For Fulton High School student Denzel Weaver, the end of the race is on the horizon. However if you would have asked Weaver’s mom a year ago if she thought he would graduate, her answer might surprise you.
“I thought he was going to drop out and be through,” Ida Speaks said.
That’s because a year ago Weaver was a Fulton Academy student, not a Fulton High School student. Fulton Academy was an alternative school that gave at risk students and student Last spring, the Fulton School Board closed it due to dire budget cuts. Although Weaver knew he wanted to continue his education, he was apprehensive.
“I had originally, just like I am now, planned on coming back to the high school... I can’t go a full year here at the high school cause I’m right now already struggling with the high school environment again and I can’t. I don’t like it because of all the bullying and stuff I have to deal with here,” Weaver said.
But despite the struggles, Weaver managed to get his grades back on track.
“Honestly with all the pressure I got on me, I try to study as much as I can. I usually try to do it after I get out of school and once I go home. I try to study my butt off,” Weaver said about his new study habits.
The closure of the Academy left the future of its 25 students in the air, but Fulton High School principal Teri Arms believes the students who came back to the high school adjusted well.
“I think for the most part, they’re doing well. They’ve assimilated back well. I’m a firm believer you get out of something what you put into it. And I think for the most part the students have realized it’s not anything that they did or we did to the program. It was a necessity at the time budget wise,” Arms said.
Of the 25 students, three have graduated, six are attending classes at Fulton High School, six are working on their GEDs, and one is enrolling back into the school. Three of the students have transferred, one got their GED separate from the high school, one’s status is unknown and four have dropped out, meaning they quit school.
Communications coordinator for the Missouri Department of Elementary and Secondary Education, Michele Clark, says those who decide to dropout have a rough future.
“Many studies have shown that students who do not complete their high school diplomas really have a tough battle facing them in the future. Whether it’s criminal activity or poverty, health issues-- it really sets someone up for not a bright future,” Clark said.
Clark says high schools can be instrumental in helping a student stay in school through alternative programs.
“What a lot of the schools do is try to find ways to help connect with the student and help them see the purpose in school, in terms of preparing for their futures. Understanding what their career goals are can really help a student connect what they’re learning in school and what they can do in the future, Clark said.
Career and technical education programs, service community projects and Missouri Options programs help decrease the numbers of dropouts.
According to the Missouri Department of Elementary and Secondary Education, dropout rates for high school students are lower in 2010 compared to previous years. In 2009, there were 11,028. In 2010, 9,953 dropout were recorded in Missouri.
Upon graduation, Weaver hopes to move to Kansas City and pursue a musical career. Becoming a successful musician is his dream, but making his mom proud is his drive.

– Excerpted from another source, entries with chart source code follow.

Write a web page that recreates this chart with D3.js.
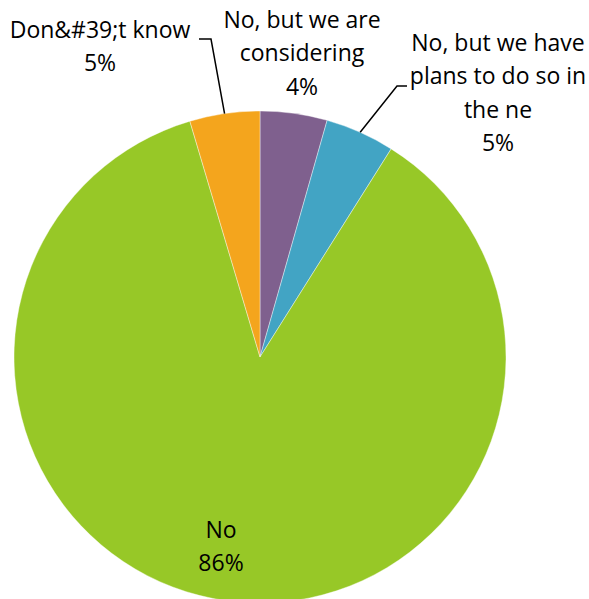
<!DOCTYPE html>
<html>
<head>
<meta charset="utf-8">
<script src="https://cdn.jsdelivr.net/npm/d3@7/dist/d3.min.js"></script>
<style>
  html, body { margin: 0; padding: 0; background: #fff; }
  svg { display: block; }
  text { font-family: "Open Sans", "Liberation Sans", sans-serif; fill: #000; }
</style>
</head>
<body>
<svg id="chart" width="589" height="599"></svg>
<script>
// Survey answers, clockwise from 12 o'clock
const categories = [
  "No, but we are considering",
  "No, but we have plans to do so in the ne",
  "No",
  "Don&#39;t know"
];
const shares = [4.4, 4.55, 86.45, 4.6];
const colors = ["#7f608e", "#42a4c4", "#97c827", "#f4a51d"];

// Label text broken into lines, and the label anchor position
const labelLines = [
  ["No, but we are", "considering"],
  ["No, but we have", "plans to do so in", "the ne"],
  ["No"],
  ["Don&#39;t know"]
];
const labelPos = [[302, 20], [498, 43], [221, 530], [100, 30]];
const lineStep = 33.3;

const svg = d3.select("#chart");
const cx = 260, cy = 357, radius = 246;

const pie = d3.pie().sort(null).value(d => d);
const arc = d3.arc().innerRadius(0).outerRadius(radius);
const arcs = pie(shares);

const g = svg.append("g").attr("transform", `translate(${cx},${cy})`);
g.selectAll("path")
  .data(arcs)
  .join("path")
  .attr("d", arc)
  .attr("fill", (d, i) => colors[i])
  .attr("stroke", "#fff")
  .attr("stroke-width", 0.4);

// Leader lines for the two labels that sit outside the pie
const outer = d3.arc().innerRadius(radius).outerRadius(radius);
function edgePoint(i) {
  const [x, y] = outer.centroid(arcs[i]);
  return [cx + x, cy + y];
}
const leaders = [
  { slice: 1, pts: [[407, 86], [397, 86]] },
  { slice: 3, pts: [[199, 39], [211, 39]] }
];
leaders.forEach(l => {
  const e = edgePoint(l.slice);
  const pts = [...l.pts, e];
  svg.append("path")
    .attr("d", d3.line()(pts))
    .attr("fill", "none")
    .attr("stroke", "#000")
    .attr("stroke-width", 1.5);
});

// Labels: category lines followed by the rounded percentage
const total = d3.sum(shares);
labelLines.forEach((lines, i) => {
  const [x, y] = labelPos[i];
  const all = [...lines, Math.round(shares[i] / total * 100) + "%"];
  const t = svg.append("text")
    .attr("text-anchor", "middle")
    .attr("font-size", 23);
  all.forEach((s, k) => {
    t.append("tspan")
      .attr("x", x)
      .attr("y", y + k * lineStep)
      .attr("dy", "0.35em")
      .text(s);
  });
});
</script>
</body>
</html>
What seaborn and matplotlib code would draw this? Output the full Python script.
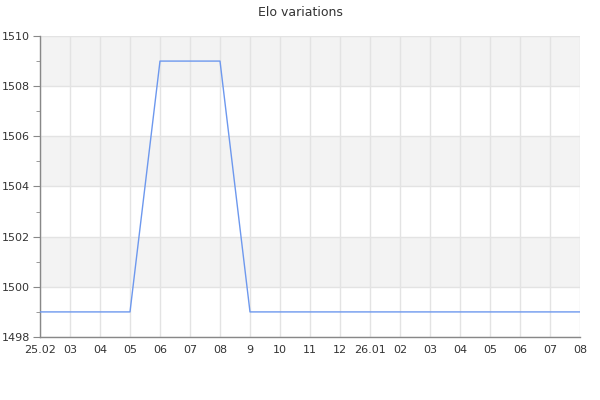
import numpy as np
import pandas as pd
import seaborn as sns
import matplotlib
matplotlib.use("Agg")
import matplotlib.pyplot as plt

# dados
labels = ["25.02", "03", "04", "05", "06", "07", "08", "9", "10", "11",
          "12", "26.01", "02", "03", "04", "05", "06", "07", "08"]
elo = [1499, 1499, 1499, 1499, 1509, 1509, 1509, 1499, 1499, 1499,
       1499, 1499, 1499, 1499, 1499, 1499, 1499, 1499, 1499]

df = pd.DataFrame({"pos": np.arange(len(labels)), "elo": elo})

sns.set_style("white")
plt.rcParams["font.family"] = ["DejaVu Sans"]

fig = plt.figure(figsize=(6, 4), dpi=100)
ax = fig.add_axes([40 / 600, 63 / 400, 540 / 600, 301 / 400])

# faixas alternadas
for lo in range(1500, 1510, 4):
    ax.axhspan(lo, lo + 2, color="#f3f3f3", zorder=0, lw=0)

sns.lineplot(data=df, x="pos", y="elo", ax=ax, color="#6d98ee", lw=1, zorder=3)

ax.set_xlim(0, len(labels) - 1)
ax.set_ylim(1498, 1510)
ax.set_xticks(df["pos"])
ax.set_xticklabels(labels)
ax.set_yticks(range(1498, 1511, 2))
ax.set_yticks(range(1499, 1510, 2), minor=True)

ax.grid(True, which="major", color="#e3e3e3", lw=1, zorder=1)
ax.set_axisbelow(True)

for s in ["top", "right"]:
    ax.spines[s].set_visible(False)
for s in ["left", "bottom"]:
    ax.spines[s].set_color("#888888")
    ax.spines[s].set_linewidth(1)

ax.tick_params(axis="y", which="major", length=5, color="#888888",
               labelsize=8, labelcolor="#333333", pad=2, left=True)
ax.tick_params(axis="y", which="minor", length=3, color="#888888", left=True)
ax.tick_params(axis="x", length=0, labelsize=8, labelcolor="#333333", pad=6)

ax.set_xlabel("")
ax.set_ylabel("")
fig.suptitle("Elo variations", y=0.985, fontsize=9, color="#333333")

fig.savefig("out.png", dpi=100)
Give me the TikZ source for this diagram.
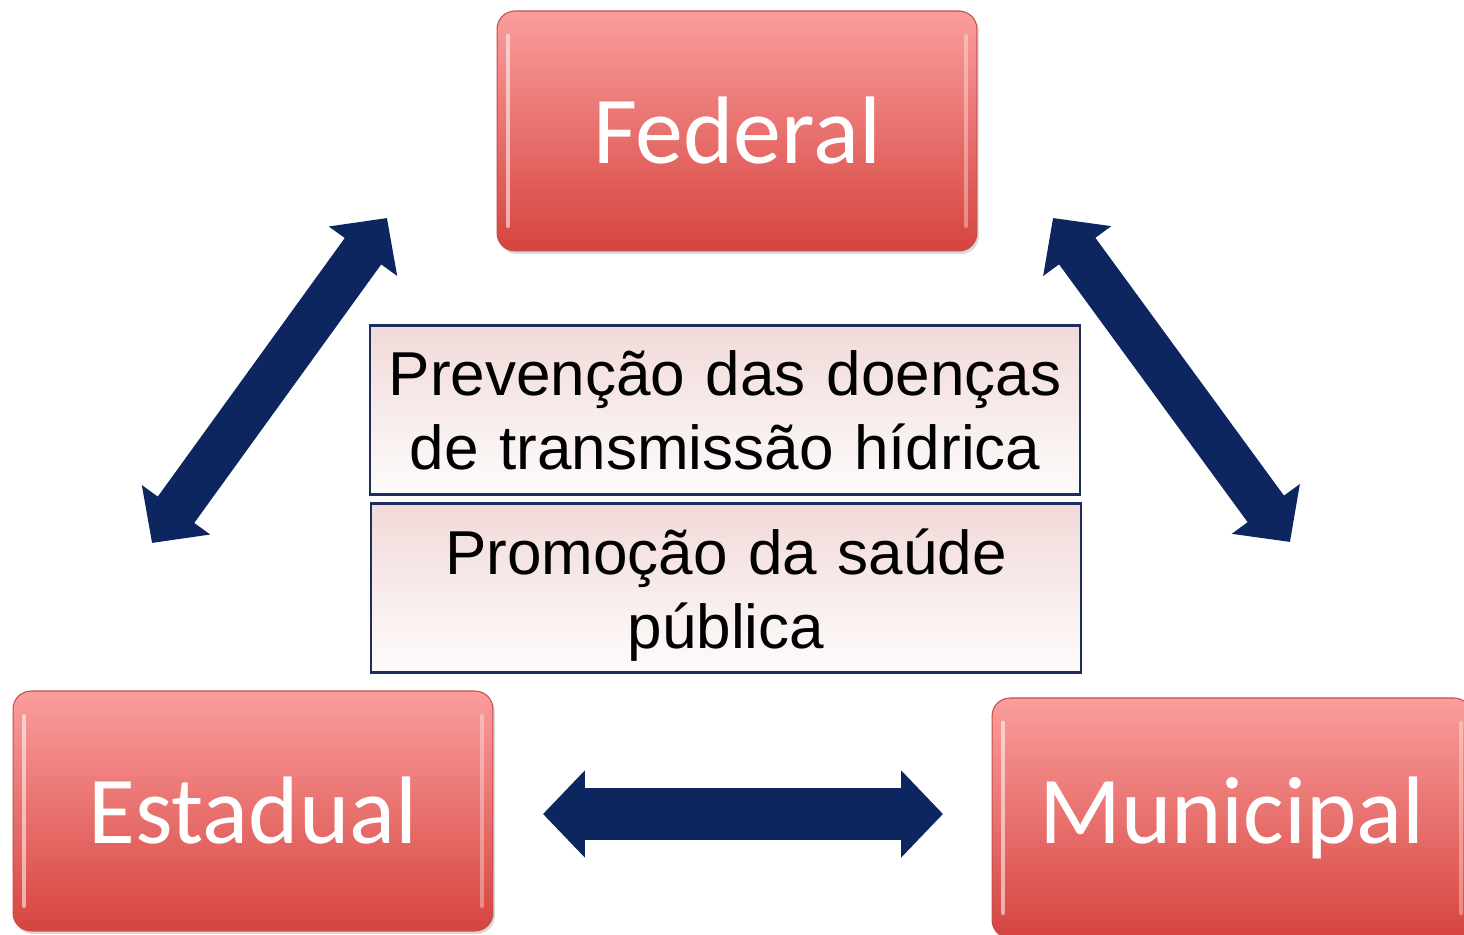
\documentclass[tikz,border=0pt]{standalone}
\usepackage{fontspec}
\setmainfont{Liberation Sans}
\newfontfamily\levelfont{Carlito}
\usetikzlibrary{arrows.meta,shadows}

\definecolor{levtop}{RGB}{250,158,157}
\definecolor{levbot}{RGB}{214,68,63}
\definecolor{levedge}{RGB}{196,78,74}
\definecolor{arrownavy}{RGB}{14,38,96}
\definecolor{aimpink}{RGB}{241,218,217}
\definecolor{aimedge}{RGB}{30,44,98}

\tikzset{
  level/.style={draw=levedge, line width=0.6pt, rounded corners=0.36cm,
    top color=levtop, bottom color=levbot,
    minimum width=9.6cm, minimum height=4.8cm, text=white,
    font=\levelfont\fontsize{54.6}{60}\selectfont,
    drop shadow={opacity=0.3, shadow xshift=0.04cm, shadow yshift=-0.06cm},
    path picture={
      \draw[white, opacity=0.55, line width=2.5pt, line cap=round]
        ([xshift=0.22cm, yshift=-0.5cm]path picture bounding box.north west)
        -- ([xshift=0.22cm, yshift=0.5cm]path picture bounding box.south west);
      \draw[white, opacity=0.35, line width=2.5pt, line cap=round]
        ([xshift=-0.22cm, yshift=-0.5cm]path picture bounding box.north east)
        -- ([xshift=-0.22cm, yshift=0.5cm]path picture bounding box.south east);
    }},
  aim/.style={draw=aimedge, line width=1.2pt,
    top color=aimpink, bottom color=white!90!aimpink,
    text width=14cm, inner sep=0.1cm, align=center,
    minimum height=3.38cm, font=\fontsize{35.3}{42}\selectfont},
  link/.style={arrownavy, line width=0.9cm,
    {Triangle[width=1.64cm,length=0.82cm]}-{Triangle[width=1.64cm,length=0.82cm]}},
  linkwide/.style={arrownavy, line width=1.04cm,
    {Triangle[width=1.7cm,length=0.84cm]}-{Triangle[width=1.7cm,length=0.84cm]}}
}

\begin{document}
\begin{tikzpicture}[x=0.02cm, y=-0.02cm]
    \useasboundingbox (0,0) rectangle (1464,935);

    \coordinate (fe) at (387,218);
    \coordinate (ef) at (152,543);
    \coordinate (fm) at (1053,218);
    \coordinate (mf) at (1290,542);
    \coordinate (em) at (543,814);
    \coordinate (me) at (943,814);

    \node[level] (fed) at (737,131) {Federal};
    \node[level] (est) at (253,811) {Estadual};
    \node[level] (mun) at (1232,818) {Municipal};

    \node[aim] (prev) at (725,410) {Prevenção das doenças\\de transmissão hídrica};
    \node[aim] (prom) at (726,588) {\rule{0pt}{1.2cm}Promoção da saúde\\pública};

    \draw[link] (ef) -- (fe);
    \draw[link] (fm) -- (mf);
    \draw[linkwide] (em) -- (me);
\end{tikzpicture}
\end{document}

“She said that’s the main thing that she wants out of me is for me to walk across that stage because that would make her really happy. And so that’s why I’m pushing myself so much in school and that’s why I went back to the high school after the alternative school was because I was so close to graduating. And I want to try to please my mom before I move out of Fulton and work on my music career,” Weaver said.
And that is music to Speaks' ears.
Speaks says, “I’m very proud of him. And I would love to see him walk across the stage. I’d love to!”
Weaver is set to finish this semester and graduate in the spring.